Energy Minister Josh Frydenberg on Tuesday said the government would introduce legislation that would allow the Clean Energy Finance Corporation (CEFC) to finance carbon capture and storage technology.
The ‘green bank’ had been prohibited from investing in the technology – and also nuclear – in a deal struck between the Greens and the former Labor government to pass the CEFC legislation.
“Today we right that wrong,” Mr Frydenberg said.
“Carbon capture and storage can reduce emissions by up to 90 per cent. It will ensure the Clean Energy Finance Corporation is technology neutral.”
Mr Frydenberg said there were 17 successful carbon capture and storage projects rolled out throughout the world and two demonstration projects in Australia.
“This is proven technology. Technology which should be made to work in Australia to reduce our emissions and help us meet our Paris targets,” he said.
What is carbon capture and storage?
The technology is designed to reduce emissions by capturing carbon dioxide (CO₂) and storing it in the ground, safely away from the atmosphere.

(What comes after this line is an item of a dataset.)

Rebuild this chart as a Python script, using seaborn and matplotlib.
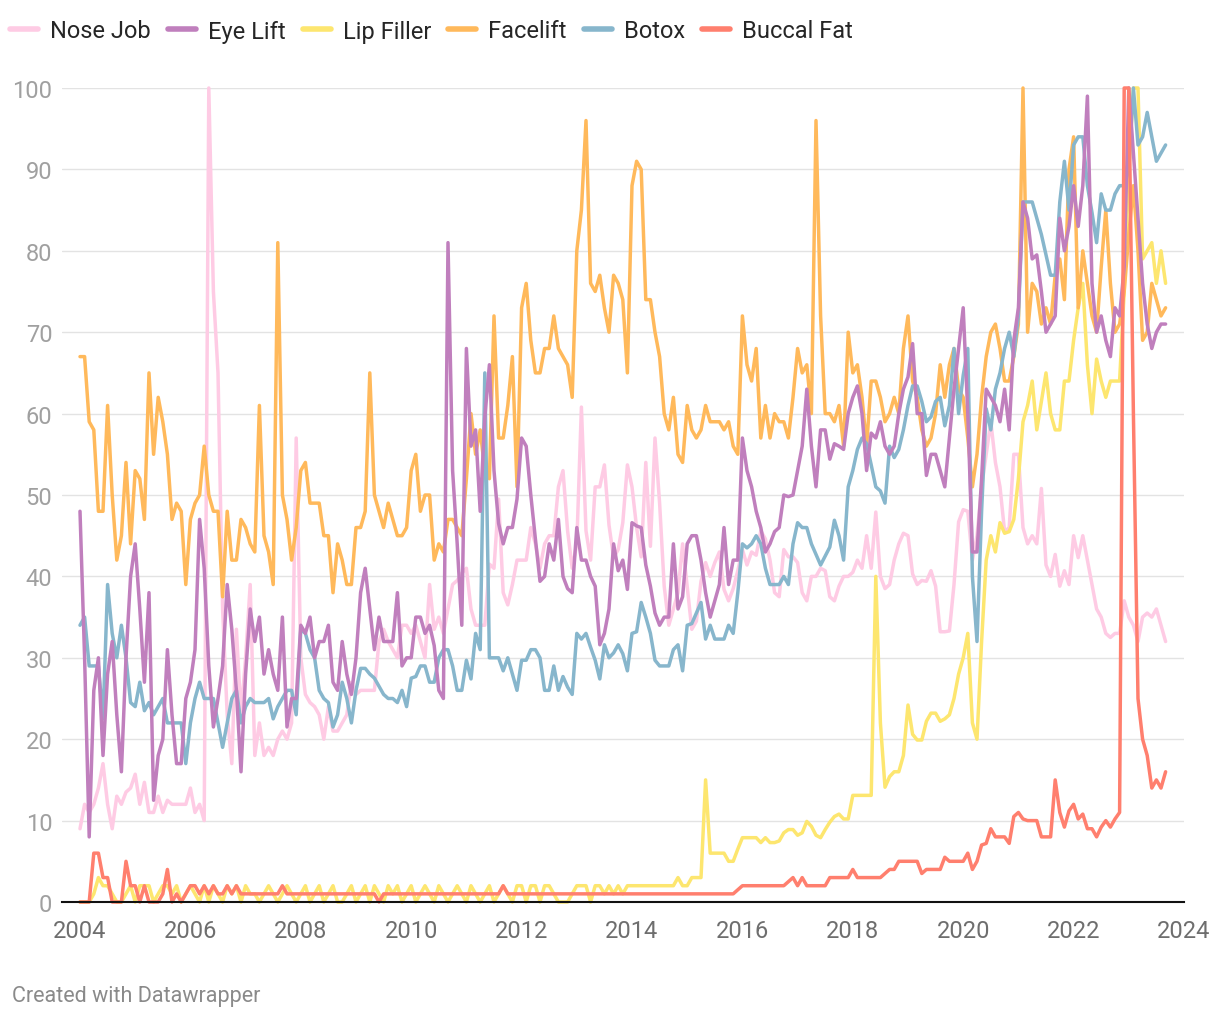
import numpy as np
import pandas as pd
import seaborn as sns
import matplotlib.pyplot as plt
from matplotlib.lines import Line2D

# monthly Google-Trends style index, Jan 2004 .. Sep 2023
nose_job = [
    9, 12, 11, 12, 14, 17, 12, 9, 13, 12, 13.5, 14,
    15.7, 12, 14.7, 11, 11, 13, 11, 12.5, 12, 12, 12, 12,
    14, 11, 12, 10, 100, 75, 65, 36, 23, 17, 33.5, 23,
    30, 39, 18, 22, 18, 19, 18, 20, 21, 20, 22, 57,
    30, 25.5, 24.5, 24, 23, 20, 24, 21, 21, 22, 23, 27,
    25.5, 26, 26, 26, 26, 32, 33.5, 32, 31, 30, 34, 34,
    33, 34, 32, 30, 39, 33.5, 35, 33, 36, 39, 39.5, 40.4,
    41, 36, 34, 34, 34, 41.5, 41, 49.5, 38, 36.5, 39, 42,
    42, 42, 46, 44, 41, 44, 45, 45, 51, 53, 45.6, 41,
    44, 60.8, 45.6, 42, 51, 51, 53.7, 46.3, 42.3, 43.3, 46.6, 53.7,
    51, 46, 42.4, 54, 43.7, 57, 49, 38.8, 34, 36, 38, 44,
    38.8, 33.5, 34.5, 39.4, 41.7, 40, 41.7, 43, 38.4, 37, 38.5, 40.7,
    43.3, 41.4, 43, 42.6, 45.6, 44.6, 42, 38, 37.5, 43.3, 42.4, 42.4,
    41.7, 38, 37, 40, 40, 41, 40.7, 37.5, 37, 38.8, 40, 40,
    40.5, 42, 41, 45, 41, 47.9, 40, 38.5, 39, 42, 44, 45.3,
    45, 40.3, 39, 39.5, 39.4, 40.7, 38.8, 33.2, 33.2, 33.3, 39, 46.7,
    48.2, 48, 42, 45, 51, 55, 59, 54, 51, 45.5, 46, 55,
    55, 46, 44, 45, 44, 50.8, 41.4, 40, 42.7, 38.8, 40.7, 39,
    45, 42.3, 45, 42, 39, 36, 35, 33, 32.5, 33, 33, 37,
    35, 34, 32, 35, 35.5, 35, 36, 34, 32,
]

eye_lift = [
    48, 30, 8, 26, 30, 18, 28, 32, 23, 16, 30, 40,
    44, 36, 27, 38, 12.5, 18, 20, 31, 23, 17, 17, 25,
    27, 31, 47, 41, 29, 21.5, 25, 29, 39, 33.5, 26, 16,
    28, 36, 32, 35, 28, 31, 28, 26, 35, 21.5, 25, 25,
    34, 33, 35, 30, 32, 32, 34, 27, 26, 32, 28, 25.5,
    30, 38, 41, 36, 31, 35, 32, 32, 32, 38, 29, 30,
    30, 35, 35, 33, 34, 31.5, 26, 25, 81, 53, 44, 34,
    68, 56, 58, 48, 59.5, 66, 53, 46.5, 44, 46, 46, 49.5,
    57, 56, 50, 44.6, 39.4, 40, 44, 42, 47, 40, 38.5, 38,
    46, 42, 42, 40, 38.8, 31.6, 33, 36, 44, 40.7, 42, 38.4,
    46.6, 46.2, 46, 41.4, 38.8, 35.5, 34, 35, 35, 44, 36, 37.5,
    44, 45, 45, 42, 38, 35, 37, 39, 46, 39, 42, 42,
    57, 53, 51, 48, 46, 43, 44, 45.5, 46, 50, 49.8, 50,
    53, 56, 63, 56, 51, 58, 58, 54.4, 56.3, 56, 55.6, 60,
    62, 63.4, 60, 53, 57.6, 57, 59, 56, 55, 56, 60, 63,
    64.5, 68.6, 60, 60, 52.4, 55, 55, 53, 51, 57, 63, 68,
    73, 60, 43, 43, 52, 63, 62, 61, 59, 63, 58, 69,
    73, 86, 84, 79, 79.5, 75, 70, 71, 72, 84, 80, 83,
    88, 83, 88, 99, 76, 70, 72, 69, 67, 73, 72, 78,
    100, 92, 84, 76, 71, 68, 70, 71, 71,
]

lip_filler = [
    0, 0, 0, 1, 3, 2, 2, 1, 0, 0, 1, 2,
    0, 2, 2, 2, 0, 1, 2, 2, 1, 2, 0, 1,
    2, 1, 0, 2, 0, 2, 1, 0, 2, 1, 2, 0,
    2, 1, 1, 0, 1, 2, 1, 0, 1, 2, 1, 0,
    1, 2, 0, 1, 2, 0, 1, 2, 0, 0, 1, 2,
    0, 1, 2, 0, 2, 1, 0, 2, 1, 2, 0, 1,
    2, 0, 1, 2, 1, 0, 2, 1, 0, 1, 2, 1,
    0, 2, 1, 0, 1, 2, 0, 1, 2, 1, 0, 2,
    2, 0, 2, 2, 0, 2, 2, 1, 0, 0, 0, 1,
    2, 2, 2, 0, 2, 2, 1, 2, 1, 2, 1, 2,
    2, 2, 2, 2, 2, 2, 2, 2, 2, 2, 3, 2,
    2, 3, 3, 3, 15, 6, 6, 6, 6, 5, 5, 6.5,
    7.9, 7.9, 7.9, 7.9, 7.3, 7.9, 7.3, 7.3, 7.5, 8.5, 8.9, 8.9,
    8.2, 8.5, 9.9, 9.3, 8.2, 7.9, 8.9, 9.8, 10.5, 10.8, 10.2, 10.2,
    13.1, 13.1, 13.1, 13.1, 13.1, 40, 22, 14.1, 15.4, 16, 16, 18,
    24.2, 20.6, 19.9, 19.9, 22.2, 23.2, 23.2, 22.2, 22.5, 23, 25, 28,
    30, 33, 22, 20, 32, 42, 45, 43, 46.6, 45.3, 45.5, 47,
    52, 59, 61, 64, 58, 61.5, 65, 60, 58, 58, 64, 64,
    69, 73, 76, 66, 60, 66.7, 64, 62, 64, 64, 64, 75,
    90, 100, 100, 79, 80, 81, 76, 80, 76,
]

facelift = [
    67, 67, 59, 58, 48, 48, 61, 50, 42, 45, 54, 44,
    53, 52, 47, 65, 55, 62, 59, 55, 47, 49, 48, 39,
    47, 49, 50, 56, 50, 48, 48, 37.5, 48, 42, 42, 47,
    46, 44, 43, 61, 45, 43, 39, 81, 50, 47, 42, 46,
    53, 54, 49, 49, 49, 45, 45, 38, 44, 42, 39, 39,
    46, 46, 48, 65, 50, 48, 46, 49, 47, 45, 45, 46,
    53, 55, 48, 50, 50, 42, 44, 43, 47, 47, 46, 45,
    52, 60, 55, 58, 53, 52, 72, 57, 57, 61, 67, 51,
    73, 76, 69, 65, 65, 68, 68, 72, 68, 67, 66, 62,
    80, 85, 96, 76, 75, 77, 73, 70, 77, 76, 74, 65,
    88, 91, 90, 74, 74, 70, 67, 60, 58, 62, 55, 54,
    61, 58, 57, 58, 61, 59, 59, 59, 58, 59, 56, 55,
    72, 66, 64, 68, 57, 61, 57, 60, 59, 59, 57, 62,
    68, 65, 66, 60, 96, 72, 60, 60, 59, 61, 56, 70,
    65, 66, 62, 56, 64, 64, 62, 59, 60, 62, 60, 68,
    72, 64, 62, 58, 56, 57, 60, 66, 62, 66, 68, 63,
    62, 57, 51, 55, 62, 67, 70, 71, 68, 64, 64, 67,
    71, 100, 70, 76, 75, 71, 73, 71, 77, 79, 74, 90,
    94, 73, 80, 76, 72, 70, 78, 85, 76, 70, 71, 75,
    82, 88, 80, 69, 70, 76, 74, 72, 73,
]

botox = [
    34, 35, 29, 29, 29, 22.5, 39, 33, 30, 34, 30, 24.5,
    24, 27, 23.5, 24.5, 23, 24, 25, 22, 22, 22, 22, 17,
    22, 25, 27, 25, 25, 25, 22, 19, 22, 25, 26, 22,
    24, 25, 24.5, 24.5, 24.5, 25, 22.5, 24, 25, 26, 26, 23,
    33.5, 33, 31, 30, 26, 25, 24.5, 21.5, 23, 27, 25, 22,
    26, 28.7, 28.7, 28, 27.5, 26.5, 25.5, 25, 25, 24.5, 26, 24,
    27.5, 27.7, 29, 29, 27, 27, 30, 31, 31, 29, 26, 26,
    29.7, 27.4, 33, 31, 65, 30, 30, 30, 28.4, 30, 28, 26,
    29.7, 29.7, 31, 31, 30, 26, 26, 29, 26, 27.7, 26.4, 25.5,
    33, 32.3, 33, 31.3, 29.7, 27.4, 31.6, 30, 30.6, 31.6, 30.5, 28.4,
    33, 33.2, 36.8, 35, 33, 29.7, 29, 29, 29, 31, 31.6, 28.4,
    34, 34.2, 35.5, 36.8, 32.3, 34, 32.3, 32.3, 32.3, 34, 33, 38,
    44, 43.5, 44, 45, 44, 41, 39, 39, 39, 40, 39, 44,
    46.6, 46, 46, 44, 42.7, 41.4, 42.5, 43.6, 46.9, 45, 42, 51,
    53, 55.6, 57, 56.3, 53.7, 51, 50.5, 49, 56, 54.6, 55.6, 58,
    61, 63.4, 63.4, 61.5, 59, 59.6, 61.5, 62, 58.5, 61, 68, 60,
    64.7, 68, 40, 32, 48, 60.6, 58, 63, 65, 68, 70, 67,
    72, 86, 86, 86, 84, 82, 79.5, 77, 77, 86, 91, 85,
    93, 94, 94, 88, 84.7, 81, 87, 85, 85, 87, 88, 88,
    90, 100, 93, 94, 97, 94, 91, 92, 93,
]

buccal_fat = [
    0, 0, 0, 6, 6, 3, 3, 0, 0, 0, 5, 2,
    2, 0, 2, 0, 0, 0, 1, 4, 0, 1, 0, 1,
    2, 2, 1, 2, 1, 2, 1, 1, 2, 1, 2, 1,
    1, 1, 1, 1, 1, 1, 1, 1, 2, 1, 1, 1,
    1, 1, 1, 1, 1, 1, 1, 1, 1, 1, 1, 1,
    1, 1, 1, 1, 1, 0, 1, 1, 1, 1, 1, 1,
    1, 1, 1, 1, 1, 1, 1, 1, 1, 1, 1, 1,
    1, 1, 1, 1, 1, 1, 1, 1, 2, 1, 1, 1,
    1, 1, 1, 1, 1, 1, 1, 1, 1, 1, 1, 1,
    1, 1, 1, 1, 1, 1, 1, 1, 1, 1, 1, 1,
    1, 1, 1, 1, 1, 1, 1, 1, 1, 1, 1, 1,
    1, 1, 1, 1, 1, 1, 1, 1, 1, 1, 1, 1.5,
    2, 2, 2, 2, 2, 2, 2, 2, 2, 2, 2.5, 3,
    2, 3, 2, 2, 2, 2, 2, 3, 3, 3, 3, 3,
    4, 3, 3, 3, 3, 3, 3, 3.5, 4, 4, 5, 5,
    5, 5, 5, 3.5, 4, 4, 4, 4, 5.5, 5, 5, 5,
    5, 6, 4, 5, 7, 7.2, 9, 8, 8, 8, 7.2, 10.5,
    11, 10.2, 10, 10, 10, 8, 8, 8, 15, 11, 9.2, 11.2,
    12, 10.2, 10.8, 9, 9, 8, 9.2, 10, 9.2, 10.2, 11, 100,
    100, 60, 25, 20, 18, 14, 15, 14, 16,
]

labels = ["Nose Job", "Eye Lift", "Lip Filler", "Facelift", "Botox", "Buccal Fat"]
values = [nose_job, eye_lift, lip_filler, facelift, botox, buccal_fat]
colors = ["#fecbe4", "#c07fbd", "#fde66f", "#ffb95b", "#87b6cc", "#ff7f6e"]
year_ticks = list(range(2004, 2025, 2))

months = 2004 + np.arange(len(nose_job)) / 12
df = pd.concat([pd.DataFrame({"year": months, "value": v, "series": n})
                for n, v in zip(labels, values)], ignore_index=True)

sns.set_style("white")
plt.rcParams['font.family'] = ['Roboto', 'DejaVu Sans']

fig = plt.figure(figsize=(12.2, 10.2), dpi=100)
ax = fig.add_axes([62 / 1220, 1 - 903 / 1020, (1184 - 62) / 1220, (903 - 89) / 1020])

# draw order: light lines below, buccal fat on top
draw_order = ["Nose Job", "Lip Filler", "Facelift", "Botox", "Eye Lift", "Buccal Fat"]
for name in draw_order:
    c = colors[labels.index(name)]
    sns.lineplot(data=df[df.series == name], x="year", y="value", color=c,
                 lw=2.5, estimator=None, ax=ax, legend=False, clip_on=False,
                 solid_joinstyle="round", solid_capstyle="round")

ax.set_xlim(2004 - 18 / 55.2, 2024)
ax.set_ylim(0, 100)
ax.set_xticks(year_ticks)
ax.set_yticks(range(0, 101, 10))
ax.set_xlabel("")
ax.set_ylabel("")
ax.yaxis.grid(True, color="#e3e3e3", lw=1)
ax.set_axisbelow(True)
for s in ["top", "right", "left"]:
    ax.spines[s].set_visible(False)
ax.spines["bottom"].set_color("#111111")
ax.spines["bottom"].set_linewidth(1.5)
ax.spines["bottom"].set_zorder(5)
ax.tick_params(axis="x", length=0, pad=12, labelsize=17, labelcolor="#6e6e6e")
ax.tick_params(axis="y", length=0, pad=7, labelsize=17, labelcolor="#a0a0a0")

handles = [Line2D([], [], color=c, lw=4, solid_capstyle="round") for c in colors]
fig.legend(handles, labels, loc="center left", bbox_to_anchor=(0.008, 1 - 32 / 1020),
           ncol=6, frameon=False, fontsize=17, handlelength=1.2, handletextpad=0.5,
           columnspacing=0.72, borderaxespad=0, borderpad=0)

fig.text(12 / 1220, 1 - 997 / 1020, "Created with Datawrapper", fontsize=15.5,
         color="#8a8a8a", va="center", ha="left")

fig.savefig("out.png", dpi=100)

“It’s not just coal. A whole lot of other industries produce carbon. Things like cement plants, the mining industry, plastics, fertilizer,” Dr Colin Scholes, a University of Melbourne carbon capture and storage expert, told The New Daily.

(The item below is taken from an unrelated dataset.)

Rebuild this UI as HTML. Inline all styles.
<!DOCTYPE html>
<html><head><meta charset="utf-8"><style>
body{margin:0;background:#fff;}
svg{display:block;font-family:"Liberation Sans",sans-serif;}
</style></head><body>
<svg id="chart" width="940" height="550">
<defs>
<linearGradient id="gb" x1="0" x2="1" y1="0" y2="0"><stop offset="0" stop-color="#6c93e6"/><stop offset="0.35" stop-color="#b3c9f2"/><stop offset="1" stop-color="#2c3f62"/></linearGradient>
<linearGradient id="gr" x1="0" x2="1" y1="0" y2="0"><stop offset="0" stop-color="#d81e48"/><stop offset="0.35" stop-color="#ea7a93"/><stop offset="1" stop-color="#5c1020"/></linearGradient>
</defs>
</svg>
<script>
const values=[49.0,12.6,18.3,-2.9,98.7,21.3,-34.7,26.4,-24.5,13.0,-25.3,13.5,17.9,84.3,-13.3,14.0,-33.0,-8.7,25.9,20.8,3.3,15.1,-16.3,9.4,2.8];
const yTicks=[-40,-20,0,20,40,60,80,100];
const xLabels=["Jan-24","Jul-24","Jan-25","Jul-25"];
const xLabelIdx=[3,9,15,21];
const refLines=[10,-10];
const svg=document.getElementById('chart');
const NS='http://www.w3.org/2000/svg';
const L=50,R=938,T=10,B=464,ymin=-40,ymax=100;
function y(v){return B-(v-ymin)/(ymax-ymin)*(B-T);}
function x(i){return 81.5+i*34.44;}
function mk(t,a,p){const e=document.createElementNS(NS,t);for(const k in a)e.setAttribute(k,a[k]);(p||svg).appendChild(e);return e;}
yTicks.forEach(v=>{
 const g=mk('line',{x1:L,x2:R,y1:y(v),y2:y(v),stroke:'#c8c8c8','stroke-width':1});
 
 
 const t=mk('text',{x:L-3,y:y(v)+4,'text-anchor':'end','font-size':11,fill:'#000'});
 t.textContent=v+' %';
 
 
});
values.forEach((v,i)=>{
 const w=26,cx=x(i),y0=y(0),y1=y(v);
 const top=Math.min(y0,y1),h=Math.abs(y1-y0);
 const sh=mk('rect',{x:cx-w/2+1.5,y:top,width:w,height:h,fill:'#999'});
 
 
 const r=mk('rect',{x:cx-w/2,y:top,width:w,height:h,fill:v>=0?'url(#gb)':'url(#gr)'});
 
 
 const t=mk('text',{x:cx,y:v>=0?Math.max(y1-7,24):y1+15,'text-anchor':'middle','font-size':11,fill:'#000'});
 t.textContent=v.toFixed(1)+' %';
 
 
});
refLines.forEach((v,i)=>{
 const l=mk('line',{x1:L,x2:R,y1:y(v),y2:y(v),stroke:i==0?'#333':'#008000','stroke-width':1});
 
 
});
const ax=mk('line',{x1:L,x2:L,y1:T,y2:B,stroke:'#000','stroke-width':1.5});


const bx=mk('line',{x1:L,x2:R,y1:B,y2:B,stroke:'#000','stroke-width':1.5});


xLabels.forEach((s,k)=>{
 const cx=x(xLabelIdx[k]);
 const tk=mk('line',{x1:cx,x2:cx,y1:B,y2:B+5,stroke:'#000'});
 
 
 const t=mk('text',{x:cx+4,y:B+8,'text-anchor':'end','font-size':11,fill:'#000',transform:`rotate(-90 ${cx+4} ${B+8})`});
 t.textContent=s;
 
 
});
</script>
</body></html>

“What we do is sieve out the carbon dioxide from the gas and we concentrate it up, and then we store it deep underground. We’re essentially putting the carbon back where it came from so it will stay there for eons.”
However, experts have questioned the viability of the technology in clean energy production because it remains more expensive than renewables.
Former CEFC chief executive Oliver Yates told a parliamentary hearing earlier in the year that the technology did not represent a “sensible” investment.
The Climate and Energy College’s Dylan McConnell said the CEFC’s commercial imperative meant it was “quite difficult” to see how it could fund carbon capture and storage technology.
Mr McConnell said it was more likely that it could finance the retrofitting of existing power stations than to build standalone high efficiency coal plants with CCS.
“The cost is just too expensive,” he said.
“You’d use the entire Clean Energy Finance Corporation to build a single plant.”
The move was quickly slammed by Greens, with the party’s environment spokesman Adam Bandt accusing the “rent-seeking” coal industry of begging the government to keep it afloat.
“Even coal-loving Donald Trump has cut funding to carbon capture and storage,” he said.
Earlier in the month, Mr Trump’s budget proposed cutting funding for research into carbon capture and storage by 85 per cent.
Australian Conservation Foundation chief executive Kelly O’Shanassy said there was “no such thing as clean coal”.
“Ordering CEFC to invest in coal technology is like telling the health department to invest in tobacco,” she said.
Minerals Councils of Australia executive director Greg Evans said the industry supported the government’s “sensible policy”.
“CCS must be part of the future here and internationally if we are to maintain affordable energy and other key industries including steel making and cement production,” he said.
The government is currently awaiting a review into energy reform from the nation’s chief scientist Alan Finkel, which is expected to recommend the policy industry, electricity companies and the opposition – an emissions intensity scheme.
But Prime Minister Malcolm Turnbull told the Coalition party room on Tuesday that the government would not be pursuing such a scheme.